Raw data:

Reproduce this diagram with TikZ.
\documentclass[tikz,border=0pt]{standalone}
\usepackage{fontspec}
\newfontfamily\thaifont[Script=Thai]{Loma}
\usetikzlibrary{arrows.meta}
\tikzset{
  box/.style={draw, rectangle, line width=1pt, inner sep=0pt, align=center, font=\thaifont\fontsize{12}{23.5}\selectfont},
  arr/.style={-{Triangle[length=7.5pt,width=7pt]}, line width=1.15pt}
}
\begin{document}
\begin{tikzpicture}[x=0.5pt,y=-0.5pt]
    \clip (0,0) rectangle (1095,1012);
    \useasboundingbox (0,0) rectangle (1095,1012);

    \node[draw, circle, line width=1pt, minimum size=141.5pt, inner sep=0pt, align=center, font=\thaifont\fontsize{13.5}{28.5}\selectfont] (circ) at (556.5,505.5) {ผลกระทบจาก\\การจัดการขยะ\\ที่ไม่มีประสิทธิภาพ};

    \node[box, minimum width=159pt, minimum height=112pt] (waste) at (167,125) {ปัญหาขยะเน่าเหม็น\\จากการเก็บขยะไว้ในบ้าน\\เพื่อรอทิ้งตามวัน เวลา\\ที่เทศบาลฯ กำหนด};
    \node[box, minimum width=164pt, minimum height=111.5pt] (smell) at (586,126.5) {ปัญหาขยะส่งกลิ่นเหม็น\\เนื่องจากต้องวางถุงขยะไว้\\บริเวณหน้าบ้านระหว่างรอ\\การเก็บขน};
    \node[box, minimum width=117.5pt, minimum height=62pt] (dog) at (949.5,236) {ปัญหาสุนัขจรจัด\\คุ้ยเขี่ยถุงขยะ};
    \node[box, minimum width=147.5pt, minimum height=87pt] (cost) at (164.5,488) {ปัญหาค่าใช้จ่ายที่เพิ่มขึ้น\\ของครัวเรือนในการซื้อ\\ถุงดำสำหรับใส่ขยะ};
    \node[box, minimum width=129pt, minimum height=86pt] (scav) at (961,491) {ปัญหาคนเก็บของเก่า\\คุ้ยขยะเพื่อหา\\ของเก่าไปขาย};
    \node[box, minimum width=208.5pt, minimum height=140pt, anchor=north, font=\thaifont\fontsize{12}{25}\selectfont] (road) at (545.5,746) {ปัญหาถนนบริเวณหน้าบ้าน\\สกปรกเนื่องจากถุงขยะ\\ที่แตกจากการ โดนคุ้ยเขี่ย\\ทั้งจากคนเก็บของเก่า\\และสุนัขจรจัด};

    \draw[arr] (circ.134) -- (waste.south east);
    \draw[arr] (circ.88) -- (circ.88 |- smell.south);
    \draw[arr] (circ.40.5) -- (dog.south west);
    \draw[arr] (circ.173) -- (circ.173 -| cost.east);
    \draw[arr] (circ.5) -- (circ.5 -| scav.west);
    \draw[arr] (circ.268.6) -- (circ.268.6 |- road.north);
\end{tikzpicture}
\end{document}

Task to complete: Return all of the data precisely as it appears.

Complete response:
Reproduce this diagram with TikZ.
\documentclass[tikz,border=0pt]{standalone}
\usepackage{fontspec}
\newfontfamily\thaifont[Script=Thai]{Loma}
\usetikzlibrary{arrows.meta}
\tikzset{
  box/.style={draw, rectangle, line width=1pt, inner sep=0pt, align=center, font=\thaifont\fontsize{12}{23.5}\selectfont},
  arr/.style={-{Triangle[length=7.5pt,width=7pt]}, line width=1.15pt}
}
\begin{document}
\begin{tikzpicture}[x=0.5pt,y=-0.5pt]
    \clip (0,0) rectangle (1095,1012);
    \useasboundingbox (0,0) rectangle (1095,1012);

    \node[draw, circle, line width=1pt, minimum size=141.5pt, inner sep=0pt, align=center, font=\thaifont\fontsize{13.5}{28.5}\selectfont] (circ) at (556.5,505.5) {ผลกระทบจาก\\การจัดการขยะ\\ที่ไม่มีประสิทธิภาพ};

    \node[box, minimum width=159pt, minimum height=112pt] (waste) at (167,125) {ปัญหาขยะเน่าเหม็น\\จากการเก็บขยะไว้ในบ้าน\\เพื่อรอทิ้งตามวัน เวลา\\ที่เทศบาลฯ กำหนด};
    \node[box, minimum width=164pt, minimum height=111.5pt] (smell) at (586,126.5) {ปัญหาขยะส่งกลิ่นเหม็น\\เนื่องจากต้องวางถุงขยะไว้\\บริเวณหน้าบ้านระหว่างรอ\\การเก็บขน};
    \node[box, minimum width=117.5pt, minimum height=62pt] (dog) at (949.5,236) {ปัญหาสุนัขจรจัด\\คุ้ยเขี่ยถุงขยะ};
    \node[box, minimum width=147.5pt, minimum height=87pt] (cost) at (164.5,488) {ปัญหาค่าใช้จ่ายที่เพิ่มขึ้น\\ของครัวเรือนในการซื้อ\\ถุงดำสำหรับใส่ขยะ};
    \node[box, minimum width=129pt, minimum height=86pt] (scav) at (961,491) {ปัญหาคนเก็บของเก่า\\คุ้ยขยะเพื่อหา\\ของเก่าไปขาย};
    \node[box, minimum width=208.5pt, minimum height=140pt, anchor=north, font=\thaifont\fontsize{12}{25}\selectfont] (road) at (545.5,746) {ปัญหาถนนบริเวณหน้าบ้าน\\สกปรกเนื่องจากถุงขยะ\\ที่แตกจากการ โดนคุ้ยเขี่ย\\ทั้งจากคนเก็บของเก่า\\และสุนัขจรจัด};

    \draw[arr] (circ.134) -- (waste.south east);
    \draw[arr] (circ.88) -- (circ.88 |- smell.south);
    \draw[arr] (circ.40.5) -- (dog.south west);
    \draw[arr] (circ.173) -- (circ.173 -| cost.east);
    \draw[arr] (circ.5) -- (circ.5 -| scav.west);
    \draw[arr] (circ.268.6) -- (circ.268.6 |- road.north);
\end{tikzpicture}
\end{document}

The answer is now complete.